A lot of new features are added in this space with each new release. One of the extreme cases of extended locking is adding a NOT NULL column on a table with DEFAULT values. In most of the database systems this operation can hold a write lock on the table until it completes. Just released, PostgreSQL 11 makes it a brief operation irrespective of the size of the table. It is now achieved with a simple metadata change rather than through a complete table rebuild. As PostgreSQL continues to get better on handling DDLs, the scope for external tools is reducing. Moreover, it is not resulting in table rewrite, so excessive I/O and other side effects like replication lag can be avoided.
Q: What are the actions that can be performed by the parallelization option in PostgreSQL ?
This is the area where PostgreSQL has improved significantly in the last few versions. The answer, then, depends on which version you are using. Parallelization has been introduced in PostgreSQL 9.6, with more capabilities added in version 10. As of version 11 pretty much everything can make use of parallelization, including index building. The more CPU cores your server has at its disposal, the more you would benefit from the latest versions of PostgreSQL, given that it is properly turned for parallel execution.
Q: is there any flashback query or flashback database option in PostgreSQL ?
If flashback queries are an application requirement please consider using temporal tables to better visualize data from a specific time or period. If the application is handling time series data (like IOT devices), then, TimescaleDB may be an interesting option for you.
Flashback of the database can be achieved in multiple ways, either with the help of backup tools (and point-in-time recovery) or using a delayed standby replica.
Q: Question regarding pg_repack: we have attempted running pg_repack and for some reason it kept running forever; can we simply cancel/abort its execution ?

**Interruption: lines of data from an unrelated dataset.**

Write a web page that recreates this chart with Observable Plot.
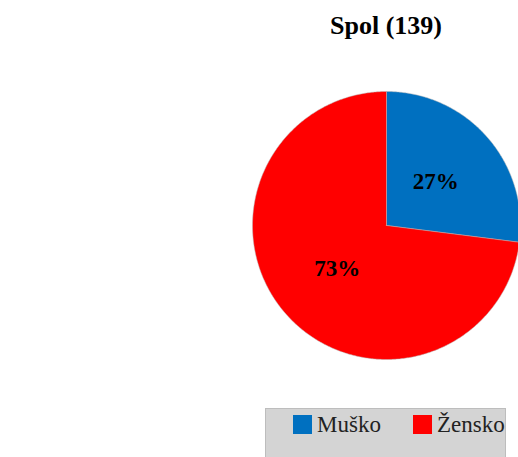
<!DOCTYPE html>
<html><head><meta charset="utf-8">
<script src="https://cdn.jsdelivr.net/npm/d3@7"></script>
<script src="https://cdn.jsdelivr.net/npm/@observablehq/plot@0.6"></script>
<style>
html,body{margin:0;padding:0;background:#fff;width:518px;height:457px;overflow:hidden;}
#wrap{position:relative;width:518px;height:457px;font-family:"Liberation Serif","Times New Roman",serif;}
#title{position:absolute;left:0;width:772px;top:11px;text-align:center;font-weight:bold;font-size:26px;color:#000;}
#legend{position:absolute;left:265px;top:408px;width:241px;height:60px;background:#d4d4d4;border:1px solid #bdbdbd;box-sizing:border-box;}
.item{position:absolute;top:3px;font-size:23px;color:#222;white-space:nowrap;}
.sw{display:inline-block;width:19px;height:19px;vertical-align:-2px;margin-right:5px;}
#chart{position:absolute;left:0;top:0;}
</style></head>
<body><div id="wrap"><div id="chart"></div><div id="title"></div><div id="legend"></div></div>
<script>
const titleText = "Spol (139)";
const categories = ["Muško", "Žensko"];
const values = [27, 73];
const colors = ["#0070C0", "#FF0000"];
const labels = ["27%", "73%"];

document.getElementById("title").textContent = titleText;

const arcs = d3.pie().sort(null).value(d => d.value)(categories.map((c, i) => ({cat: c, value: values[i], color: colors[i], label: labels[i]})));

const poly = [];
arcs.forEach(a => {
  const n = Math.max(2, Math.ceil((a.endAngle - a.startAngle) / 0.01));
  poly.push({x: 0, y: 0, cat: a.data.cat});
  for (let k = 0; k <= n; k++) {
    const t = a.startAngle + (a.endAngle - a.startAngle) * k / n;
    poly.push({x: Math.sin(t), y: Math.cos(t), cat: a.data.cat});
  }
  poly.push({x: 0, y: 0, cat: a.data.cat});
});
const labelPts = arcs.map(a => {
  const m = (a.startAngle + a.endAngle) / 2;
  return {x: 0.49 * Math.sin(m), y: 0.49 * Math.cos(m), label: a.data.label};
});

const cx = 386, cy = 225, r = 134;
const chart = Plot.plot({
  width: 518, height: 457,
  margin: 0,
  style: {background: "transparent", overflow: "hidden"},
  x: {domain: [-1, 1], range: [cx - r, cx + r], axis: null},
  y: {domain: [-1, 1], range: [cy + r, cy - r], axis: null},
  color: {domain: categories, range: colors},
  marks: [
    Plot.line(poly, {x: "x", y: "y", fill: "cat", z: "cat", stroke: "#b8b8b8", strokeWidth: 0.5, curve: "linear-closed"}),
    Plot.text(labelPts, {x: "x", y: "y", text: "label", fontSize: 23, fontWeight: "bold", fontFamily: "Liberation Serif, Times New Roman, serif", fill: "#000"})
  ]
});
document.getElementById("chart").appendChild(chart);

const leg = document.getElementById("legend");
const lpos = [27, 147];
categories.forEach((c, i) => {
  const d = document.createElement("div");
  d.className = "item";
  d.style.left = lpos[i] + "px";
  const s = document.createElement("span");
  s.className = "sw"; s.style.background = colors[i];
  d.appendChild(s);
  d.appendChild(document.createTextNode(c));
  leg.appendChild(d);
});
</script></body></html>
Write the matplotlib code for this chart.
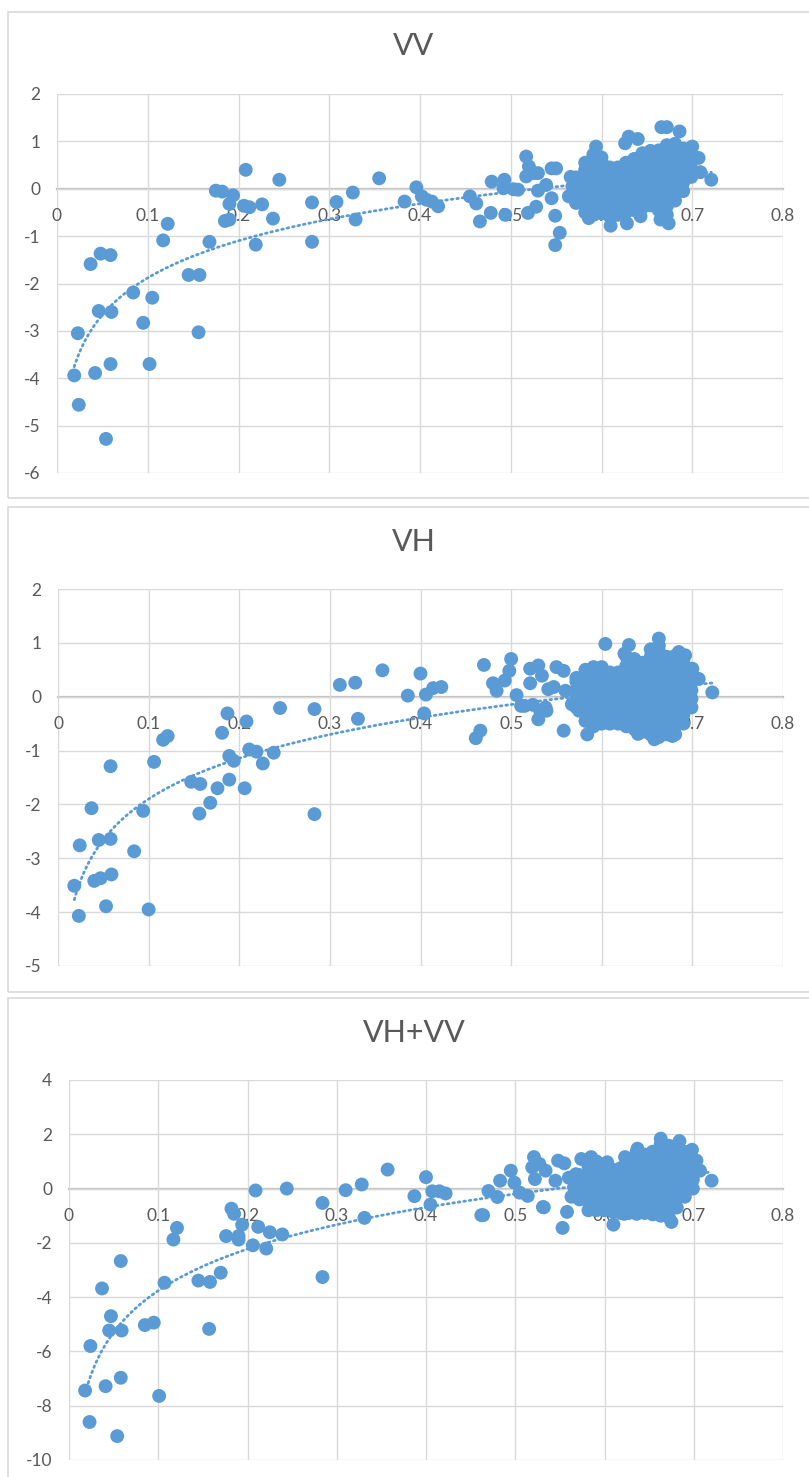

Yes, the execution of pg_repack can be aborted without prejudice. This is safe to do because the tool creates an auxiliary table and uses it to rearrange the data, swapping it with the original table at the end of the process. If its execution is interrupted before it completes, the swapping of tables just doesn’t take place. However, since it works online and doesn’t hold an exclusive lock on the target table, depending on its size and the changes made on the target table during the process, it might take considerable time to complete. Please explore the parallel feature available with pg_repack.
Q: Will the monitoring tool from Percona be open source ?
Q: It’s unfortunate that the Master/Slave terminology is still used on slide. Why not use instead leader/follower or orchestrator node/node?
We agree with you, particularly regarding the reference on “slave” – “replica” is a more generally accepted term (for good reason), with “standby” [server|replica] being more commonly used with PostgreSQL.
Patroni usually employs the terms “leader” and “followers”.
The use of “cluster” (and thus “node”) in PostgreSQL, however, contrasts with what is usually the norm (when we think about traditional beowulf clusters, or even Galera and Patroni) as it denotes the set of databases running on a single PostgreSQL instance/server.